▶ [Provided data]
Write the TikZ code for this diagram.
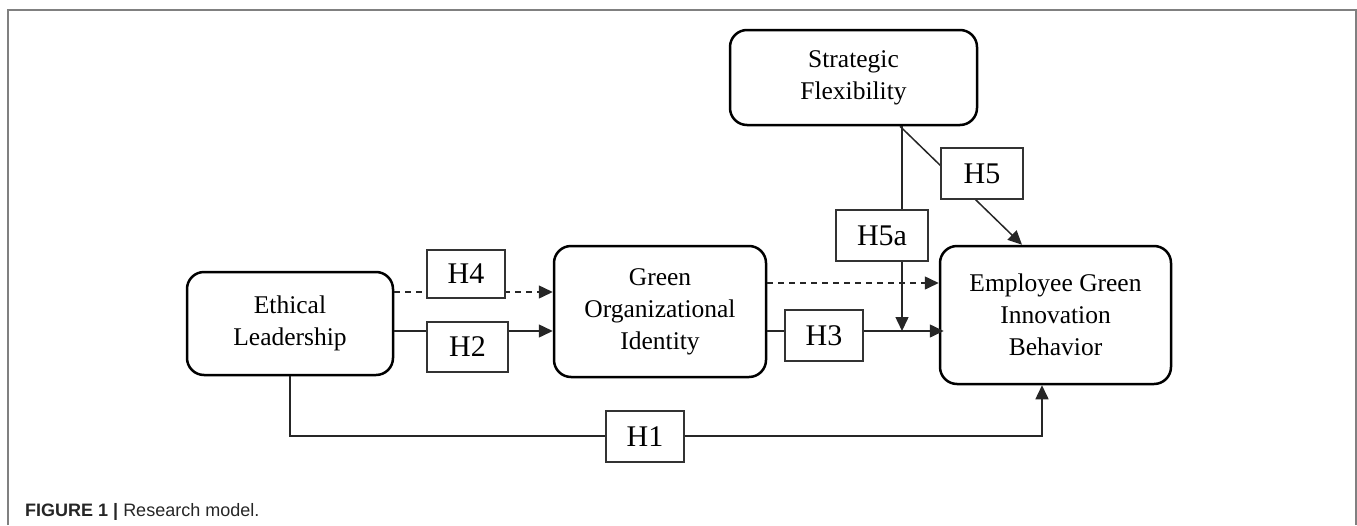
\documentclass[tikz,border=0pt]{standalone}
\usepackage{fontspec}
\setmainfont{Liberation Serif}
\newfontfamily\capfont{Liberation Sans}
\usetikzlibrary{arrows.meta,calc}
\begin{document}
\begin{tikzpicture}[x=1pt,y=-1pt,
  bigbox/.style={draw, line width=2.5pt, rounded corners=17pt, align=center,
    font=\fontsize{25.5}{32}\selectfont, inner sep=0pt},
  hbox/.style={draw=black!80, line width=1.4pt, fill=white, inner sep=0pt,
    font=\fontsize{30}{36}\selectfont},
  conn/.style={line width=1.5pt, draw=black!85},
  arr/.style={conn, -{Triangle[length=14pt,width=13pt]}},
  dashconn/.style={arr, dash pattern=on 6pt off 5pt},
  frame/.style={draw=gray, line width=2pt}
]
\useasboundingbox (0,0) rectangle (1357,525);
\draw[frame] (8,525) -- (8,10) -- (1356,10) -- (1356,525);

% main constructs
\node[bigbox, minimum width=206pt, minimum height=103pt] (EL) at (290,323.5) {Ethical\\Leadership};
\node[bigbox, minimum width=212pt, minimum height=131pt] (GOI) at (660,311.5) {Green\\Organizational\\Identity};
\node[bigbox, minimum width=231pt, minimum height=138pt] (EGIB) at (1055.5,315) {Employee Green\\Innovation\\Behavior};
\node[bigbox, minimum width=247pt, minimum height=95pt] (SF) at (853.5,77.5) {Strategic\\Flexibility};

% connectors
\draw[dashconn] (EL.east |- 0,292) -- (GOI.west |- 0,292);
\draw[arr] (EL.east |- 0,331) -- (GOI.west |- 0,331);
\draw[dashconn] (GOI.east |- 0,283) -- (EGIB.west |- 0,283);
\draw[arr] (GOI.east |- 0,331) -- ($(EGIB.west |- 0,331)+(5,0)$);
\coordinate (j) at (902,331);
\draw[arr] (SF.south -| 902,0) -- (j);
\draw[arr] (SF.south -| 900,0) -- (1022,0 |- EGIB.north);
\draw[arr] (EL.south) -- (EL.south |- 0,436) -- (1042,436) -- (1042,0 |- EGIB.south);

% hypothesis labels
\node[hbox, minimum width=78pt, minimum height=48pt] (H4) at (466,274) {H4};
\node[hbox, minimum width=81pt, minimum height=50pt] (H2) at (467.5,347) {H2};
\node[hbox, minimum width=78pt, minimum height=51pt] (H3) at (824,335.5) {H3};
\node[hbox, minimum width=78pt, minimum height=51pt] (H1) at (645,436.5) {H1};
\node[hbox, minimum width=82pt, minimum height=51pt] (H5) at (982,173.5) {H5};
\node[hbox, minimum width=92pt, minimum height=51pt] (H5a) at (882,235.5) {H5a};

% caption
\node[anchor=base west, inner sep=0pt, text=black!85, font=\capfont\fontsize{18}{22}\selectfont] (cap) at (25,516) {\textbf{FIGURE 1 |} Research model.};
\end{tikzpicture}
\end{document}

▶ [Work to do]
Extract, word for word, each line from the top of the data down to and including the line with "(1042,0 |- EGIB.south);"; skip the pictures.

▶ [Reply]
Write the TikZ code for this diagram.
\documentclass[tikz,border=0pt]{standalone}
\usepackage{fontspec}
\setmainfont{Liberation Serif}
\newfontfamily\capfont{Liberation Sans}
\usetikzlibrary{arrows.meta,calc}
\begin{document}
\begin{tikzpicture}[x=1pt,y=-1pt,
  bigbox/.style={draw, line width=2.5pt, rounded corners=17pt, align=center,
    font=\fontsize{25.5}{32}\selectfont, inner sep=0pt},
  hbox/.style={draw=black!80, line width=1.4pt, fill=white, inner sep=0pt,
    font=\fontsize{30}{36}\selectfont},
  conn/.style={line width=1.5pt, draw=black!85},
  arr/.style={conn, -{Triangle[length=14pt,width=13pt]}},
  dashconn/.style={arr, dash pattern=on 6pt off 5pt},
  frame/.style={draw=gray, line width=2pt}
]
\useasboundingbox (0,0) rectangle (1357,525);
\draw[frame] (8,525) -- (8,10) -- (1356,10) -- (1356,525);

% main constructs
\node[bigbox, minimum width=206pt, minimum height=103pt] (EL) at (290,323.5) {Ethical\\Leadership};
\node[bigbox, minimum width=212pt, minimum height=131pt] (GOI) at (660,311.5) {Green\\Organizational\\Identity};
\node[bigbox, minimum width=231pt, minimum height=138pt] (EGIB) at (1055.5,315) {Employee Green\\Innovation\\Behavior};
\node[bigbox, minimum width=247pt, minimum height=95pt] (SF) at (853.5,77.5) {Strategic\\Flexibility};

% connectors
\draw[dashconn] (EL.east |- 0,292) -- (GOI.west |- 0,292);
\draw[arr] (EL.east |- 0,331) -- (GOI.west |- 0,331);
\draw[dashconn] (GOI.east |- 0,283) -- (EGIB.west |- 0,283);
\draw[arr] (GOI.east |- 0,331) -- ($(EGIB.west |- 0,331)+(5,0)$);
\coordinate (j) at (902,331);
\draw[arr] (SF.south -| 902,0) -- (j);
\draw[arr] (SF.south -| 900,0) -- (1022,0 |- EGIB.north);
\draw[arr] (EL.south) -- (EL.south |- 0,436) -- (1042,436) -- (1042,0 |- EGIB.south);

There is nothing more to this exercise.